[Required task] Look through the material below. Copy each line that contains the string "this".

[Data segment]
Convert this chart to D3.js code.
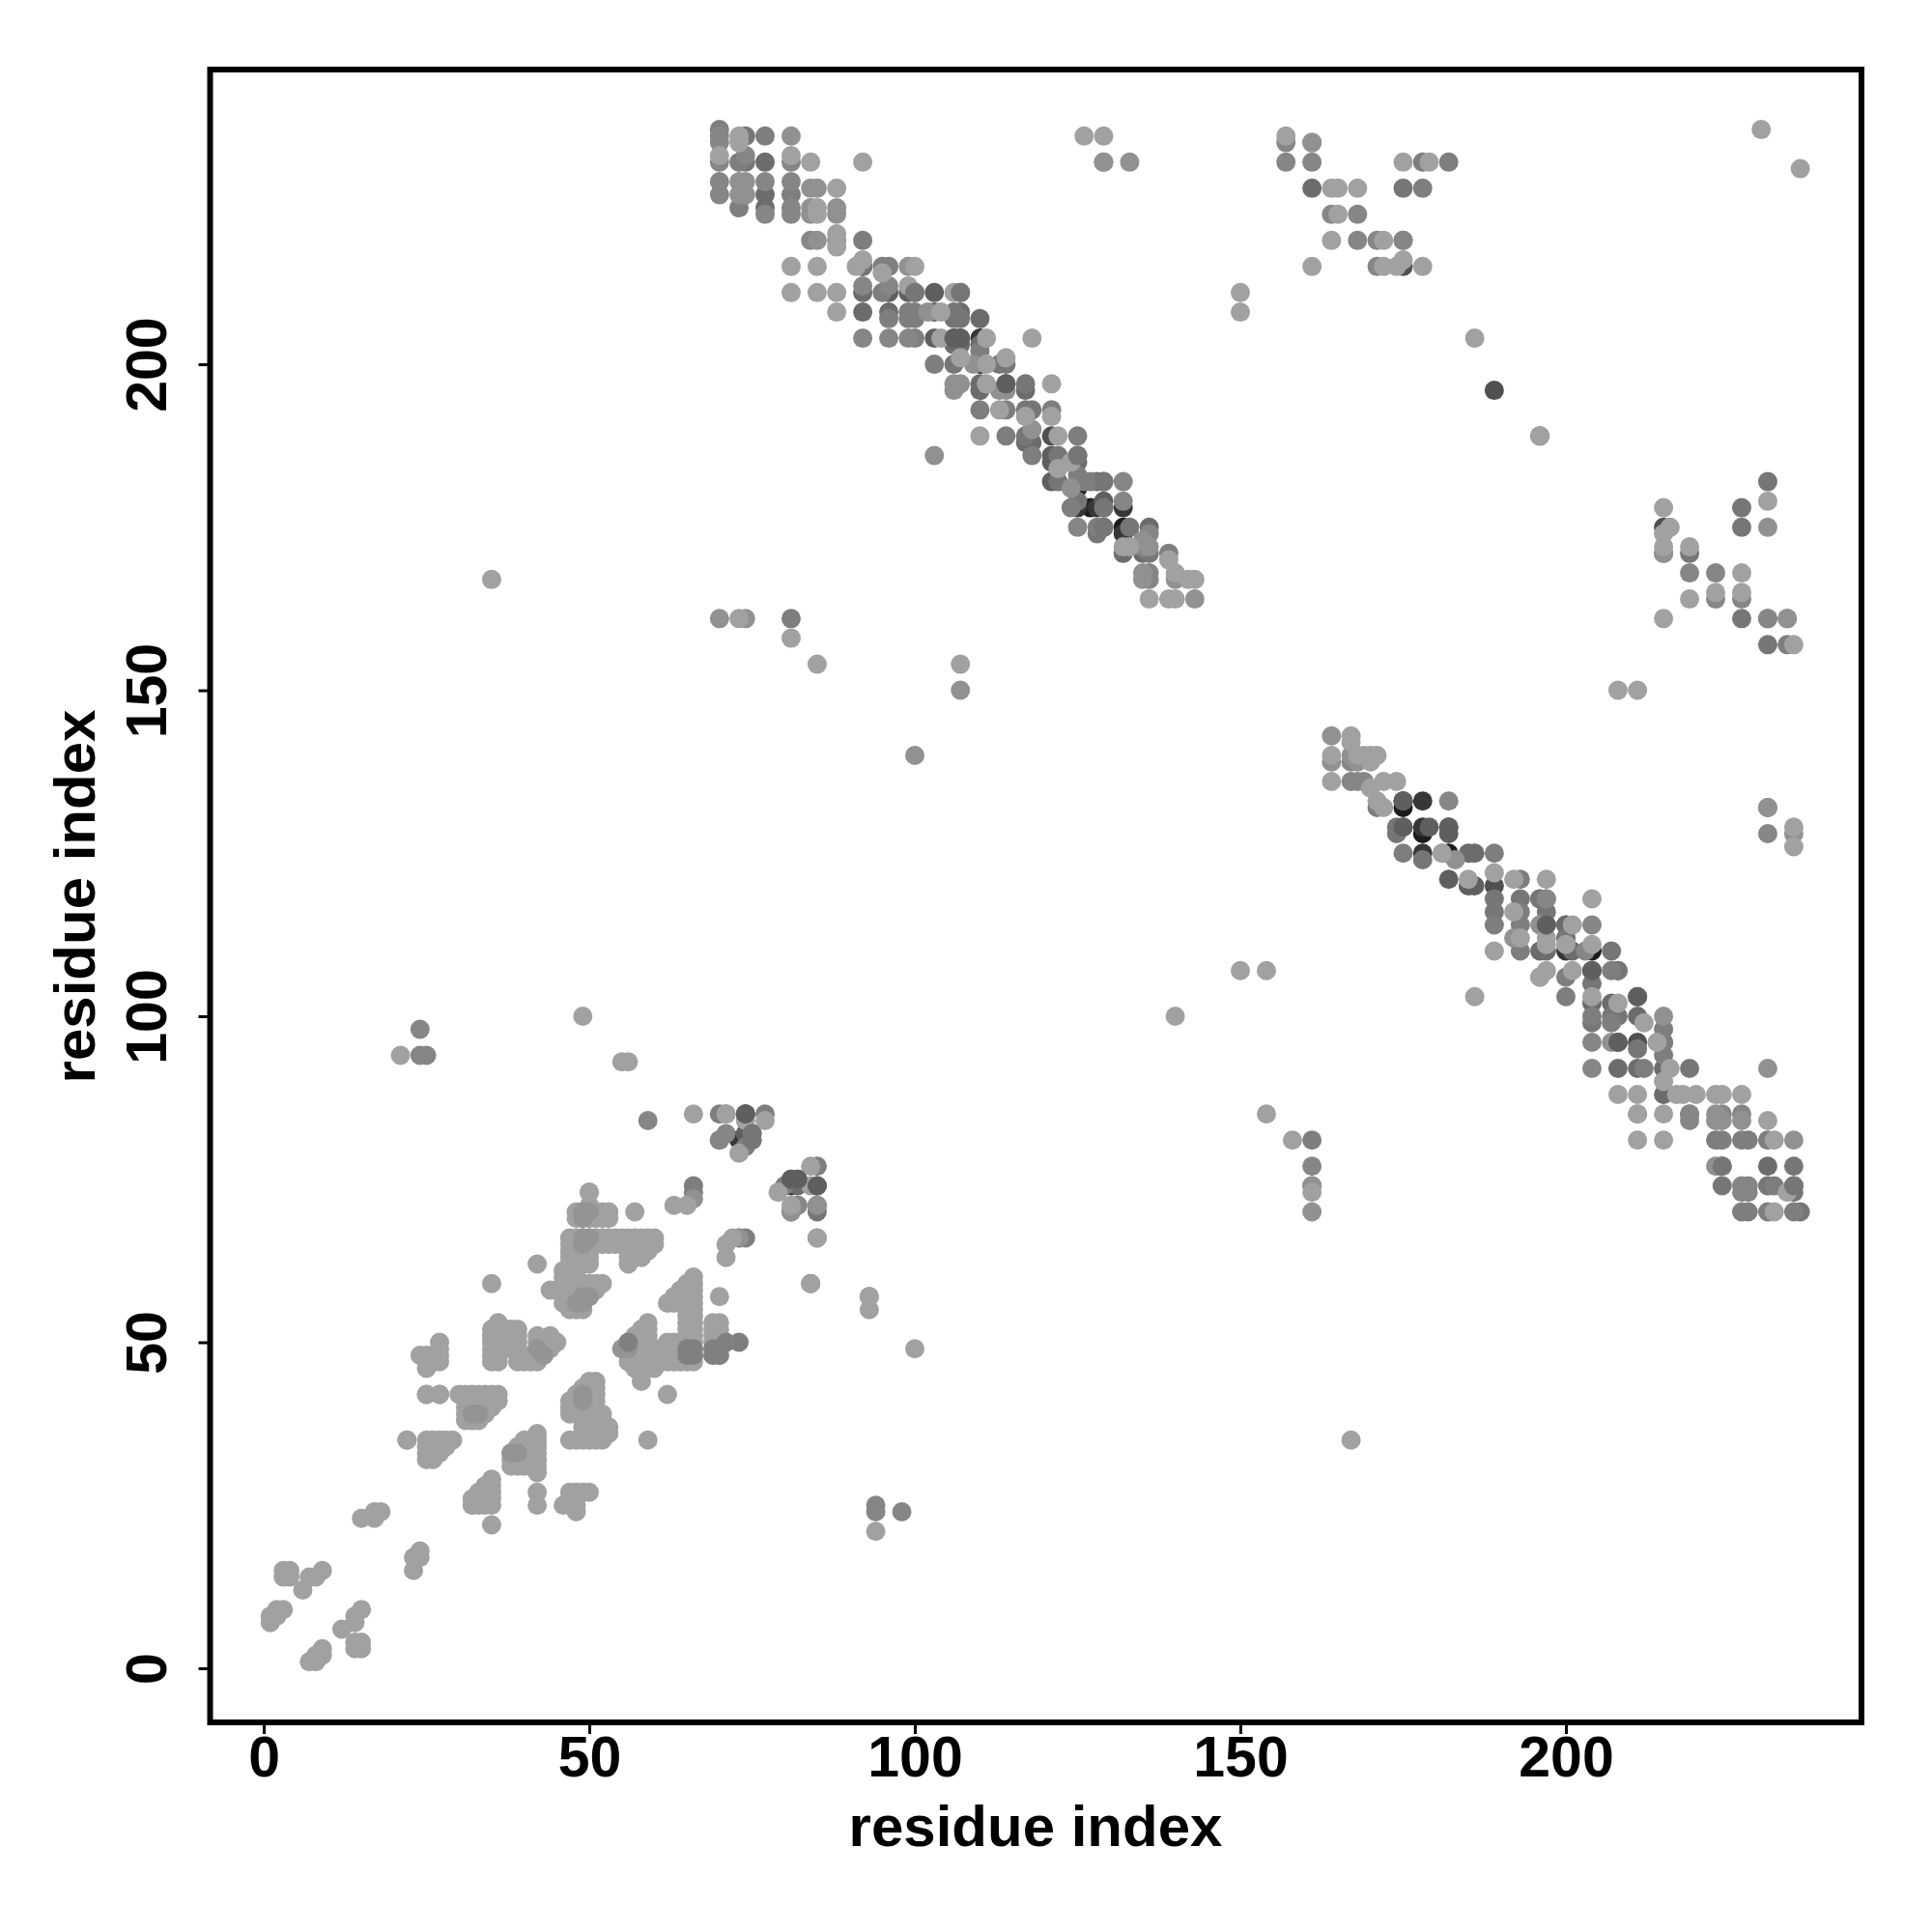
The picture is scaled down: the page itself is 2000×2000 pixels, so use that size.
<!DOCTYPE html>
<html><head><meta charset="utf-8"><script src="https://cdn.jsdelivr.net/npm/d3@7"></script>
<style>html,body{margin:0;background:#fff}svg{display:block}</style></head><body><svg id="c" width="2000" height="2000"></svg>
<script>
// each row: [residue y, residue x, residue x, ...]; arrays are named by grey level
const xTicks=[0,50,100,150,200], yTicks=[0,50,100,150,200];
const g25=[[181,125],[178,127],[175,132],[133,175],[132,175],[128,178],[125,182],[110,204]];
const g50=[[204,110],[200,110],[178,125,128,132],[174,132],[133,178],[129,178],[125,178],[110,200],[81,73],[74,81]];
const g70=[[189,121],[182,129],[178,129],[175,129],[196,189],[189,196],[175,215],[215,175],[120,189],[96,211],[129,175]];
const g85=[[215,92],[211,96,99,103],[208,103],[204,103,106,107],[197,114],[186,121],[185,121],[182,121],[179,129],[133,175],[129,179,182],[128,182],[121,182],[120,185,186],[114,197,200],[107,204],[103,211],[96,208],[85,74],[82,74],[74,85]];
const g100=[[231,77],[226,77],[224,77],[211,92,107],[208,92,96,107],[207,110],[203,106,107,110],[197,110],[196,110,117],[188,117,118],[186,125],[185,125],[182,128],[175,136],[171,132,135],[227,161],[125,185,186],[118,196],[114,200],[112,200],[110,196,197,201],[107,208],[102,204,207],[100,211],[96,215],[92,208,211,215],[88,215],[77,224,231],[74,235],[75,81,82],[74,82],[82,75],[81,75]];
const g112=[[235,74],[231,74],[227,175],[215,92],[211,100],[208,106],[207,106,107],[200,106,113,114],[197,117],[193,117,118],[189,117],[186,122],[182,122],[179,125],[174,128],[175,133],[171,136],[129,174],[128,174],[124,178],[118,189,193,196],[116,189,197],[112,200],[110,207],[107,208],[105,204],[100,208,207],[99,204],[95,211],[92,219],[85,219],[77,235],[74,224,231],[73,235],[70,236],[178,227],[175,227],[182,231],[171,219],[161,227],[157,231],[85,74],[71,85],[70,85]];
const g122=[[236,70],[235,77],[231,73,178,182],[226,81],[224,73],[219,92],[215,95,96],[211,95],[208,99,100],[207,96,99,100],[204,100],[202,110],[200,103],[193,110,114,121],[189,114,125],[186,118],[183,125],[182,126,127],[178,124],[175,128],[172,135],[171,139],[161,81],[227,178],[132,171],[125,175],[125,189],[121,193],[118,197],[116,193],[114,189,193],[110,193],[107,207],[106,200],[103,200],[100,204],[99,207],[98,215],[96,215],[94,215],[92,212],[81,161,223,224,227,228,231],[74,232],[70,227,228,231,235],[161,231],[157,234],[85,70,77],[81,70],[80,74],[77,85],[74,80,66],[73,66],[71,82],[70,81],[66,74,73],[50,73]];
const g132=[[235,70],[234,70,157],[232,74],[231,70,81,157,161,129],[228,70,77,81],[226,70],[224,81],[223,77,81],[219,84,175],[212,92,96],[204,92,96,99],[175,125],[174,136],[172,135],[168,136],[167,136],[179,132],[182,132],[133,182],[139,167],[136,167,168,169],[118,197],[114,204],[110,203],[96,204],[92,204],[85,219,224,227],[84,59,219],[77,161],[74,161],[74,227,228],[73,227,228],[132,231],[128,231],[234,161],[223,168],[219,168],[219,171],[219,175],[223,164],[215,171],[168,219,223],[164,223,227],[171,215],[161,231,234],[98,24],[94,24,25],[57,93],[25,94],[24,94,98],[59,84],[85,71],[82,71],[81,70],[71,82]];
const g143=[[235,81],[228,73,74],[227,84,85],[226,73,74],[224,84,88],[223,84,88],[219,85,88],[215,99],[208,102],[197,106,107],[196,106,113,114],[200,109],[186,103],[190,118],[181,124],[173,135],[172,136],[168,135],[167,135,140],[164,143],[161,70,74],[150,107],[140,100],[231,129,133],[143,164],[140,167],[139,164,168],[124,183],[125,181],[114,196],[112,192],[106,196],[100,215],[96,207],[85,211],[84,223,224,227],[81,235],[77,223],[74,161],[70,161],[132,231],[128,235],[92,231],[234,161],[175,231],[161,234],[171,215],[85,223],[73,50],[72,66],[71,85],[70,81],[66,85],[66,73]];
const g158=[[236,230],[235,73,126,129,157],[234,73],[232,70,81],[231,84,92,175,179],[230,236],[227,88,165,168,164],[224,85],[223,85,165],[220,88],[219,172,164],[218,88],[216,92,175],[215,81,85,91,100,161,172,174,178],[214,95],[212,99],[211,81,85,88,106,150],[208,88,104,150],[204,104,111,118,186],[201,107,114],[200,111],[197,111,121],[193,113],[192,117,121],[189,110,122,196],[185,124],[184,122],[175,216],[174,215],[172,132,133,215,219],[170,139],[168,140,227],[167,35,142,143],[165,223,227],[164,136,139,140,219],[161,73,215],[158,81],[154,85,107],[178,215],[179,231],[150,208,211],[143,167],[142,167],[140,164,168,169,170,171],[139,170],[136,164,172,174],[135,170],[133,171],[132,172],[125,181],[122,189],[121,185,192,197],[118,204],[116,192],[114,201],[112,193,197],[111,197,200,204],[110,189],[107,150,154,197,201],[106,196],[103,186,204],[102,208],[100,140],[99,212],[96,214],[92,216],[90,215],[88,208,211,217,218,220,223,224,227],[85,154,211,215],[84,231],[81,158,211,215,232],[73,161,234],[70,232],[129,235],[126,235],[157,235],
[100,49],[94,21],[93,55,56],[85,66,71],[84,74,77],[79,73],[77,84],[74,84],[73,79],[71,81,63,65],[70,57],[66,72,85],[65,71],[63,71],[62,42],[59,35,52,84],[58,44],[57,70,93],[55,93],[49,100],[42,25,27,62],[35,22,59,167],[21,94],
[73,50],[71,50],[70,48,49,50,51,52,53],[69,48,49,50,51,52,53],
[66,47,48,49,50,51,52,53,54,55,56,57,58,59,60],[65,47,48,49,50,51,52,53,54,55,56,57,58,59,60],[64,47,48,49,50,56,57,58,59],[63,47,48,49,50,56,57,58],[62,47,48,49,50,56],[61,46,47,48],[60,46,47,48,66],
[59,46,47,48,49,50,51,65,66],[58,45,46,47,48,49,50,51,64,65,66],[57,46,47,48,49,50,63,64,65,66],[56,46,47,48,49,62,63,64,65,66],[55,47,48,49,65,66],
[54,65,66],[53,36,59,65,66,69,70],[52,35,36,37,38,39,58,59,65,66,69,70],[51,35,36,37,38,39,42,44,57,58,59,65,66,69,70],[50,35,36,37,38,39,42,43,44,45,56,57,58,59,62,63,64,65,66,69,70],[49,35,36,37,38,39,42,43,44,55,56,57,58,59,60,62,63,64,65,66,69,70],[48,24,25,26,27,35,36,39,40,41,42,43,56,57,58,59,60,61,62,63,64,65,66,69,70],[47,35,36,39,40,41,42,56,57,58,59,60,61,62,63,64,65,66],[46,57,58,60],[45,58],[44,50,51,58],
[50,27],[49,27],[47,25,26,27],[46,25],
[43,49,50,51],[42,25,27,30,31,32,33,34,35,36,48,49,50,51],[41,31,32,33,34,35,36,47,48,49,50,51],[40,31,32,33,34,35,47,48,49],[39,31,32,33,34,47,48,49,50,51,52],[38,31,32,33,49,50,51,52],[37,49,50,51,52,53],[36,42,49,50,51,52,53],[35,22,25,26,27,28,29,47,48,49,50,51,52,40,41,42],
[34,25,26,27,28,39,40,41,42],[33,25,26,27,38,39,40,41,42],[32,25,26,38,39,40,41,42],[31,38,39,40,41,42],[30,42],
[29,35],[28,34,35],[27,33,34,35,42,47,48,49,50],[26,32,33,34,35,47,48],[25,32,33,34,35,42,46,47,48],[24,48,17,18],[23,15,17],[22,35],
[18,24],[17,23,24],[15,23,3,4,9],[14,3,4,7,8],[12,6],[9,2,3,15],[8,1,2,14],[7,1,14],[6,12],[4,14,15],[3,9,14,15],[2,9,8],[1,7,8]];
// darker marks that lie over lighter neighbours
const overG85=[[204,106,107],[197,114],[133,175],[129,175,182],[114,197],[107,204],[96,208],[103,211],[85,74],[75,81,82],[74,85]];
const overG112=[[211,100,107],[186,125],[182,129],[178,129],[175,129],[77,224],[74,235],[82,75],[81,75]];
const overG125=[[49,65,66],[48,65,66],[50,56],[49,69,70],[48,69,70],[50,71]];
const overG146=[[70,49,50],[69,49],[66,49,50],[65,49],[57,49,50],[56,48,49],[49,42],[48,43],[49,55,56],[42,49],[41,49],[39,32,33],[33,38,39]];

const tones=[[g25,28],[g50,55],[g70,80],[g85,95],[g100,108],[g112,118],[g122,126],[g132,134],[g143,145],[g158,161],[overG146,148],[overG125,128],[overG112,118],[overG85,95]];

const W=2000,H=2000;
const x=d3.scaleLinear().domain([-8.24,245.4]).range([217.5,1927]);
const y=d3.scaleLinear().domain([-8.3,245.2]).range([1783,72]);
const svg=d3.select('#c');
svg.append('rect').attr('width',W).attr('height',H).attr('fill','#fff');
const pts=d3.merge(tones.map(([rows,g])=>d3.merge(rows.map(r=>r.slice(1).map(v=>({x:v,y:r[0],g}))))));
svg.append('g').selectAll('circle').data(pts).join('circle')
 .attr('cx',d=>x(d.x)).attr('cy',d=>y(d.y)).attr('r',10)
 .attr('fill',d=>d3.rgb(d.g,d.g,d.g));
svg.append('rect').attr('x',217.5).attr('y',72).attr('width',1709.5).attr('height',1711)
 .attr('fill','none').attr('stroke','#000').attr('stroke-width',6);
const font='"Liberation Sans",Helvetica,Arial,sans-serif';
const ax=svg.append('g').attr('transform','translate(0,1783)').call(d3.axisBottom(x).tickValues(xTicks).tickSize(12).tickPadding(14));
const ay=svg.append('g').attr('transform','translate(217.5,0)').call(d3.axisLeft(y).tickValues(yTicks).tickSize(12).tickPadding(14));
[ax,ay].forEach(a=>{a.select('.domain').remove();a.selectAll('line').attr('stroke','#000').attr('stroke-width',3);
 a.selectAll('text').attr('fill','#000').attr('font-family',font).attr('font-weight','bold').attr('font-size',59);});
ax.selectAll('text').each(function(){d3.select(this).attr('y',56).attr('dy',0)});
ay.selectAll('text').each(function(){const t=d3.select(this);
 t.attr('x',null).attr('dy',0).attr('text-anchor','middle').attr('y',0).attr('transform',`translate(-46,0) rotate(-90)`);});
svg.append('text').attr('x',1072).attr('y',1911).attr('text-anchor','middle').attr('font-family',font).attr('font-weight','bold').attr('font-size',60).text('residue index');
svg.append('text').attr('transform','translate(98,928) rotate(-90)').attr('text-anchor','middle').attr('font-family',font).attr('font-weight','bold').attr('font-size',60).text('residue index');
</script></body></html>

[Written response]
Convert this chart to D3.js code.
ax.selectAll('text').each(function(){d3.select(this).attr('y',56).attr('dy',0)});
ay.selectAll('text').each(function(){const t=d3.select(this);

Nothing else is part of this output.